— START —

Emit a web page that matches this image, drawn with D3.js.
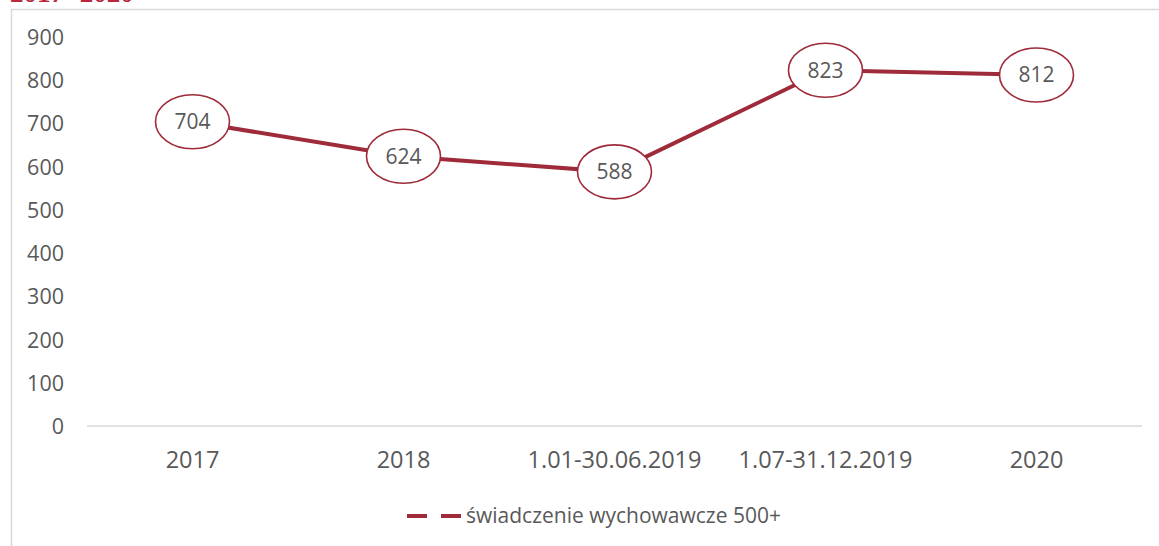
<!DOCTYPE html>
<html><head><meta charset="utf-8">
<script src="https://cdn.jsdelivr.net/npm/d3@7"></script>
<style>body{margin:0;background:#fff;}svg{display:block;}</style>
</head><body>
<script>
const categories = ["2017", "2018", "1.01-30.06.2019", "1.07-31.12.2019", "2020"];
const values = [704, 624, 588, 823, 812];
const yTicks = [0, 100, 200, 300, 400, 500, 600, 700, 800, 900];
const seriesName = "świadczenie wychowawcze 500+";
const titleText = "2017- 2020";

const W = 1159, H = 546;
const red = "#9e2a3a";
const grey = "#595959";
const font = "'Open Sans', 'Liberation Sans', sans-serif";

const svg = d3.select("body").append("svg").attr("width", W).attr("height", H);

// cut-off title (partially outside the top edge, as in the reference)
svg.append("text").attr("x", 10).attr("y", 2).attr("fill", "#b8283c")
  .attr("font-family", "'Liberation Serif', serif").attr("font-weight", "bold")
  .attr("font-size", 27).text(titleText);

// frame
svg.append("path").attr("d", `M11.5,${H} V9.5 H${W}`).attr("fill", "none")
  .attr("stroke", "#d9d9d9").attr("stroke-width", 1.5);

const x = d3.scaleBand().domain(categories).range([87, 1142]);
const y = d3.scaleLinear().domain([0, 900]).range([426, 37]);

// baseline
svg.append("line").attr("x1", 87).attr("x2", 1142).attr("y1", y(0)).attr("y2", y(0))
  .attr("stroke", "#d9d9d9").attr("stroke-width", 1.5);

// y axis labels
const yAxis = d3.axisLeft(y).tickValues(yTicks).tickSize(0).tickPadding(0);
const gy = svg.append("g").attr("transform", "translate(64,0)").call(yAxis);
gy.select(".domain").remove();
gy.selectAll("text").attr("font-size", 21.5).attr("font-family", font).attr("fill", grey).attr("dy", "0.35em");

// x axis labels
const xAxis = d3.axisBottom(x).tickSize(0).tickPadding(0);
const gx = svg.append("g").attr("transform", "translate(0,460)").call(xAxis);
gx.select(".domain").remove();
gx.selectAll("text").attr("font-size", 23.5).attr("font-family", font).attr("fill", grey).attr("dy", "0.35em");

const cx = d => x(d) + x.bandwidth() / 2;

// line
const line = d3.line().x((d, i) => cx(categories[i])).y(d => y(d));
svg.append("path").datum(values).attr("d", line).attr("fill", "none")
  .attr("stroke", red).attr("stroke-width", 4);

// labels in ellipses
const lab = svg.selectAll("g.lab").data(values).enter().append("g")
  .attr("transform", (d, i) => `translate(${cx(categories[i])},${y(d)})`);
lab.append("ellipse").attr("rx", 37).attr("ry", 27).attr("fill", "#fff")
  .attr("stroke", red).attr("stroke-width", 1.6);
lab.append("text").attr("text-anchor", "middle").attr("dy", "0.35em")
  .attr("font-size", 21).attr("font-family", font).attr("fill", grey).text(d => d);

// legend
const lg = svg.append("g").attr("transform", "translate(407,516)");
lg.append("line").attr("x1", 0).attr("x2", 54).attr("y1", 0).attr("y2", 0)
  .attr("stroke", red).attr("stroke-width", 4).attr("stroke-dasharray", "20,14");
lg.append("text").attr("x", 59).attr("dy", "0.35em").attr("font-size", 21)
  .attr("font-family", font).attr("fill", grey).text(seriesName);
</script>
</body></html>
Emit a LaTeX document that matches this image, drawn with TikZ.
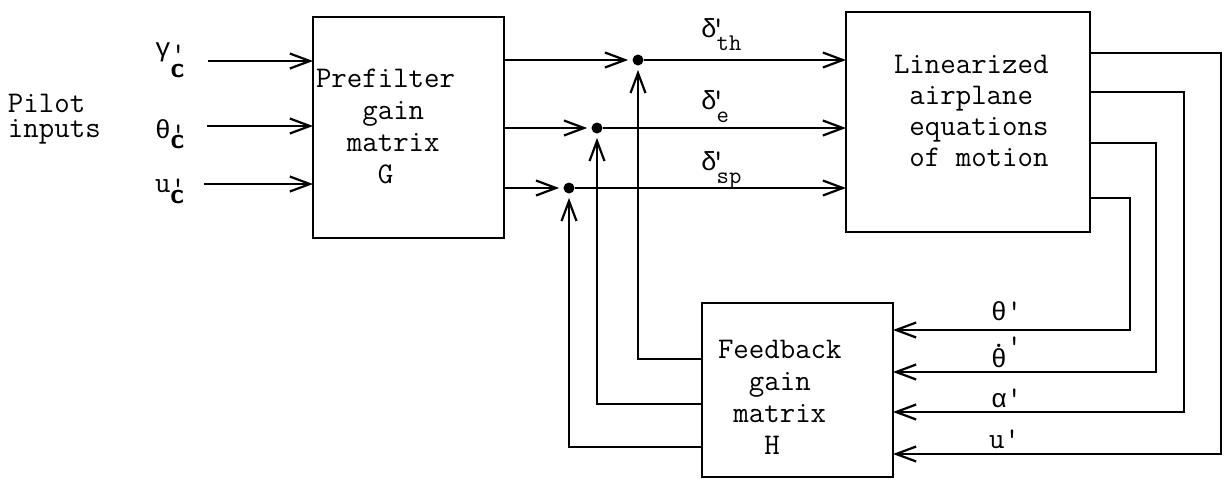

— END —

▸ **DIRECTIONS**
Transcribe the entries above verbatim, omitting their pictures.

▸ **ANSWER IN FULL**
Emit a web page that matches this image, drawn with D3.js.
<!DOCTYPE html>
<html><head><meta charset="utf-8">
<script src="https://cdn.jsdelivr.net/npm/d3@7"></script>
<style>body{margin:0;background:#fff;}svg{display:block;}</style>
</head><body>
<script>
const categories = ["2017", "2018", "1.01-30.06.2019", "1.07-31.12.2019", "2020"];
const values = [704, 624, 588, 823, 812];
const yTicks = [0, 100, 200, 300, 400, 500, 600, 700, 800, 900];
const seriesName = "świadczenie wychowawcze 500+";
const titleText = "2017- 2020";

const W = 1159, H = 546;
const red = "#9e2a3a";
const grey = "#595959";
const font = "'Open Sans', 'Liberation Sans', sans-serif";

const svg = d3.select("body").append("svg").attr("width", W).attr("height", H);

// cut-off title (partially outside the top edge, as in the reference)
svg.append("text").attr("x", 10).attr("y", 2).attr("fill", "#b8283c")
  .attr("font-family", "'Liberation Serif', serif").attr("font-weight", "bold")
  .attr("font-size", 27).text(titleText);

// frame
svg.append("path").attr("d", `M11.5,${H} V9.5 H${W}`).attr("fill", "none")
  .attr("stroke", "#d9d9d9").attr("stroke-width", 1.5);

const x = d3.scaleBand().domain(categories).range([87, 1142]);
const y = d3.scaleLinear().domain([0, 900]).range([426, 37]);

// baseline
svg.append("line").attr("x1", 87).attr("x2", 1142).attr("y1", y(0)).attr("y2", y(0))
  .attr("stroke", "#d9d9d9").attr("stroke-width", 1.5);

// y axis labels
const yAxis = d3.axisLeft(y).tickValues(yTicks).tickSize(0).tickPadding(0);
const gy = svg.append("g").attr("transform", "translate(64,0)").call(yAxis);
gy.select(".domain").remove();
gy.selectAll("text").attr("font-size", 21.5).attr("font-family", font).attr("fill", grey).attr("dy", "0.35em");

// x axis labels
const xAxis = d3.axisBottom(x).tickSize(0).tickPadding(0);
const gx = svg.append("g").attr("transform", "translate(0,460)").call(xAxis);
gx.select(".domain").remove();
gx.selectAll("text").attr("font-size", 23.5).attr("font-family", font).attr("fill", grey).attr("dy", "0.35em");

const cx = d => x(d) + x.bandwidth() / 2;

// line
const line = d3.line().x((d, i) => cx(categories[i])).y(d => y(d));
svg.append("path").datum(values).attr("d", line).attr("fill", "none")
  .attr("stroke", red).attr("stroke-width", 4);

// labels in ellipses
const lab = svg.selectAll("g.lab").data(values).enter().append("g")
  .attr("transform", (d, i) => `translate(${cx(categories[i])},${y(d)})`);
lab.append("ellipse").attr("rx", 37).attr("ry", 27).attr("fill", "#fff")
  .attr("stroke", red).attr("stroke-width", 1.6);
lab.append("text").attr("text-anchor", "middle").attr("dy", "0.35em")
  .attr("font-size", 21).attr("font-family", font).attr("fill", grey).text(d => d);

// legend
const lg = svg.append("g").attr("transform", "translate(407,516)");
lg.append("line").attr("x1", 0).attr("x2", 54).attr("y1", 0).attr("y2", 0)
  .attr("stroke", red).attr("stroke-width", 4).attr("stroke-dasharray", "20,14");
lg.append("text").attr("x", 59).attr("dy", "0.35em").attr("font-size", 21)
  .attr("font-family", font).attr("fill", grey).text(seriesName);
</script>
</body></html>
Emit a LaTeX document that matches this image, drawn with TikZ.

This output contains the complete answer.